Attaching a COLA to a minimum-wage increase allows Louisville politicians to avoid accountability for future hikes
(Note: This release contains a corrected phone number from today's email version.)
(LOUISVILLE, Ky) – Instead of considering policies that would make Kentucky’s largest city a mecca of economic growth, a majority of Louisville Metro Council members are resorting to a policy that would raise the minimum wage and harm the very people they intend to help.
While the Democratic majority on the council has apparently reached an agreement with Mayor Greg Fischer to raise the city’s minimum wage from the current $7.25 rate to $8.75 per hour, this should not be viewed as some great compromise or example of strong leadership.
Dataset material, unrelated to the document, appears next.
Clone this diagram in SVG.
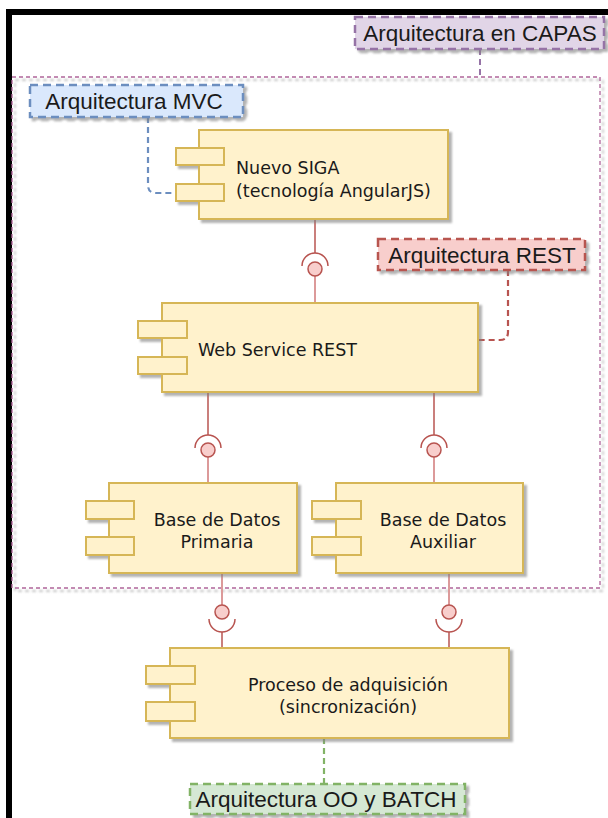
<svg xmlns="http://www.w3.org/2000/svg" width="608" height="818" viewBox="0 0 608 818">
<style>
.comp{fill:#fff2cc;stroke:#d6b656;stroke-width:2}
.ctext{font-family:"DejaVu Sans",Verdana,sans-serif;font-size:17.5px;fill:#1a1a1a}
.ntext{font-family:"Liberation Sans",Arial,sans-serif;font-size:22.5px;fill:#1a1a1a}
.dark{stroke:#b85450;stroke-width:1.5;fill:none}
.light{stroke:#dc9a9a;stroke-width:2;fill:none}
.ball{fill:#f8cecc;stroke:#b85450;stroke-width:1.5}
.arc{fill:none;stroke:#b85450;stroke-width:1.5}
</style>
<defs>
<filter id="sh" x="-10%" y="-10%" width="130%" height="140%">
<feDropShadow dx="3" dy="3" stdDeviation="1.2" flood-color="#808080" flood-opacity="0.6"/>
</filter>
</defs>
<rect width="608" height="818" fill="#ffffff"/>
<!-- frame -->
<rect x="6" y="9" width="602" height="6" fill="#000"/>
<rect x="6" y="9" width="6" height="809" fill="#000"/>

<!-- container -->
<g id="capas-container">
<rect x="12" y="77" width="588" height="511" fill="none" stroke="#b0669a" stroke-width="1.3" stroke-dasharray="4 3" filter="url(#sh)"/>
</g>

<!-- connectors -->
<g id="connectors">
<path d="M480,49 L480,77" fill="none" stroke="#9673a6" stroke-width="2" stroke-dasharray="6 4"/>
<path d="M148,117 L148,185 Q148,193 156,193 L176,193" fill="none" stroke="#6c8ebf" stroke-width="2.2" stroke-dasharray="6 4"/>
<path d="M508,270 L508,332 Q508,340 500,340 L478,340" fill="none" stroke="#b85450" stroke-width="2.2" stroke-dasharray="6 4"/>
<path d="M324,738 L324,784" fill="none" stroke="#82b366" stroke-width="2.2" stroke-dasharray="6 4"/>

<!-- SIGA - WS -->
<line class="dark" x1="315" y1="219" x2="315" y2="253"/>
<path class="arc" d="M302,266 A13,13 0 0 1 328,266"/>
<line class="light" x1="315" y1="276" x2="315" y2="303"/>
<circle class="ball" cx="315" cy="269" r="7"/>

<!-- WS - Primaria -->
<line class="dark" x1="208" y1="392" x2="208" y2="435"/>
<path class="arc" d="M195,448 A13,13 0 0 1 221,448"/>
<line class="light" x1="208" y1="457" x2="208" y2="483"/>
<circle class="ball" cx="208" cy="450" r="7"/>

<!-- WS - Auxiliar -->
<line class="dark" x1="434" y1="392" x2="434" y2="435"/>
<path class="arc" d="M421,448 A13,13 0 0 1 447,448"/>
<line class="light" x1="434" y1="457" x2="434" y2="483"/>
<circle class="ball" cx="434" cy="450" r="7"/>

<!-- Primaria - Proceso -->
<line class="light" x1="222" y1="573" x2="222" y2="605"/>
<circle class="ball" cx="222" cy="612" r="7"/>
<path class="arc" d="M209,619 A13,13 0 0 0 235,619"/>
<line class="dark" x1="222" y1="632" x2="222" y2="648"/>

<!-- Auxiliar - Proceso -->
<line class="light" x1="449" y1="573" x2="449" y2="605"/>
<circle class="ball" cx="449" cy="612" r="7"/>
<path class="arc" d="M436,619 A13,13 0 0 0 462,619"/>
<line class="dark" x1="449" y1="632" x2="449" y2="648"/>
</g>

<!-- notes -->
<g id="note-capas">
<rect x="355" y="17" width="249" height="32" fill="#e1d5e7" stroke="#9673a6" stroke-width="2.5" stroke-dasharray="8 5" filter="url(#sh)"/>
<text class="ntext" x="480" y="41" text-anchor="middle">Arquitectura en CAPAS</text>
</g>
<g id="note-mvc">
<rect x="30" y="85" width="213" height="32" fill="#dae8fc" stroke="#6c8ebf" stroke-width="2.5" stroke-dasharray="8 5" filter="url(#sh)"/>
<text class="ntext" x="134" y="109" text-anchor="middle">Arquitectura MVC</text>
</g>
<g id="note-rest">
<rect x="378" y="239" width="207" height="31" fill="#f8cecc" stroke="#b85450" stroke-width="2.5" stroke-dasharray="8 5" filter="url(#sh)"/>
<text class="ntext" x="482" y="263" text-anchor="middle">Arquitectura REST</text>
</g>
<g id="note-oo">
<rect x="190" y="784" width="275" height="30" fill="#d5e8d4" stroke="#82b366" stroke-width="2.5" stroke-dasharray="8 5" filter="url(#sh)"/>
<text class="ntext" x="326" y="807" text-anchor="middle">Arquitectura OO y BATCH</text>
</g>

<!-- components -->
<g id="nuevo-siga" filter="url(#sh)">
<rect class="comp" x="199" y="130" width="249" height="89"/>
<rect class="comp" x="176" y="148" width="48" height="17"/>
<rect class="comp" x="176" y="184" width="48" height="17"/>
</g>
<g id="nuevo-siga-label">
<text class="ctext" x="236" y="174">Nuevo SIGA</text>
<text class="ctext" x="236" y="197">(tecnología AngularJS)</text>
</g>

<g id="web-service" filter="url(#sh)">
<rect class="comp" x="162" y="303" width="316" height="89"/>
<rect class="comp" x="138" y="321" width="49" height="17"/>
<rect class="comp" x="138" y="357" width="49" height="17"/>
</g>
<g id="web-service-label">
<text class="ctext" x="198" y="356">Web Service REST</text>
</g>

<g id="bd-primaria" filter="url(#sh)">
<rect class="comp" x="109" y="483" width="188" height="90"/>
<rect class="comp" x="86" y="501" width="48" height="18"/>
<rect class="comp" x="86" y="537" width="48" height="18"/>
</g>
<g id="bd-primaria-label">
<text class="ctext" x="217" y="526" text-anchor="middle">Base de Datos</text>
<text class="ctext" x="217" y="548" text-anchor="middle">Primaria</text>
</g>

<g id="bd-auxiliar" filter="url(#sh)">
<rect class="comp" x="336" y="483" width="187" height="90"/>
<rect class="comp" x="312" y="501" width="49" height="18"/>
<rect class="comp" x="312" y="537" width="49" height="18"/>
</g>
<g id="bd-auxiliar-label">
<text class="ctext" x="443" y="526" text-anchor="middle">Base de Datos</text>
<text class="ctext" x="443" y="548" text-anchor="middle">Auxiliar</text>
</g>

<g id="proceso" filter="url(#sh)">
<rect class="comp" x="170" y="648" width="339" height="90"/>
<rect class="comp" x="146" y="666" width="49" height="18"/>
<rect class="comp" x="146" y="702" width="49" height="19"/>
</g>
<g id="proceso-label">
<text class="ctext" x="348" y="691" text-anchor="middle">Proceso de adquisición</text>
<text class="ctext" x="348" y="713" text-anchor="middle">(sincronización)</text>
</g>
</svg>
“It’s neither,” said Jim Waters, president of the Bluegrass Institute for Public Policy Solutions, Kentucky’s first and only free-market think tank, which has successfully led efforts during the past few years to stop Frankfort’s big-government politicians from increasing the minimum wage statewide.
“We call on Mayor Greg Fischer to veto any proposal that would tell business owners what they must pay their employees,” Waters said. “If the mayor caves on this, it will be a demonstration of the weakest leadership possible as it will place populism over principle and harm the chances that Louisville’s young and inexperienced workers can get meaningful employment that will give them the skills needed to begin a successful career in an increasingly competitive workplace. With his business background, the mayor ought to know better than to participate in this kind of economic nonsense.”
In addition, the Institute calls on the mayor to veto any minimum-wage increase that ties the rate in future years to a cost-of-living adjustment (COLA). This would only serve to drive up the wages small businesses are forced to pay their youngest workers in years to come – without so much as a vote or an ounce accountability by the politicians who support this poor policy.
“We believe that tying a COLA to the Consumer Price Index – which is what most of these measures tend to do – overly inflates the cost of living and the rate of inflation,” Waters said.
Today’s blog posting here offers several reasons to be concerned about attaching a COLA to any kind of already ill-advised minimum-wage increase.
We urge our Louisville supporters to contact the Louisville Metro Council at (502) 574-1100 and the mayor’s office at (502) 574-2003 and urge them to oppose a minimum-wage increase along with the embedding COLAs that would automatically increase the rate in future years without requiring so much as a vote.
“While Louisville already is at an economic disadvantage with Indiana – the state right across the Ohio River – in terms of a lack of a business-friendly tax policy, right-to-work law or stellar educational options for its poorest citizens, forcing a minimum-wage increase on its business community will only add to its inability to compete for jobs and economic opportunity in the future,” Waters said.
In a Bluegrass Institute report to be released in January on the impact that raising the minimum wage statewide would have on Kentucky’s economy, Western Kentucky University economist and Bluegrass Institute Scholar Brian Strow, Ph.D., notes the makeup of the segment of the minimum-wage workforce:
Nearly a quarter are teenagers
More than half are between the ages of 16 and 24
Almost two-thirds are part-time workers
Only 15 percent are breadwinners trying to support a family
About 45 percent are in occupations related to food-service preparation and serving.
“The groups most likely to be put out of work by minimum-wage increases are the very people whom the policy is supposed to help: young people and the working poor,” Strow concludes.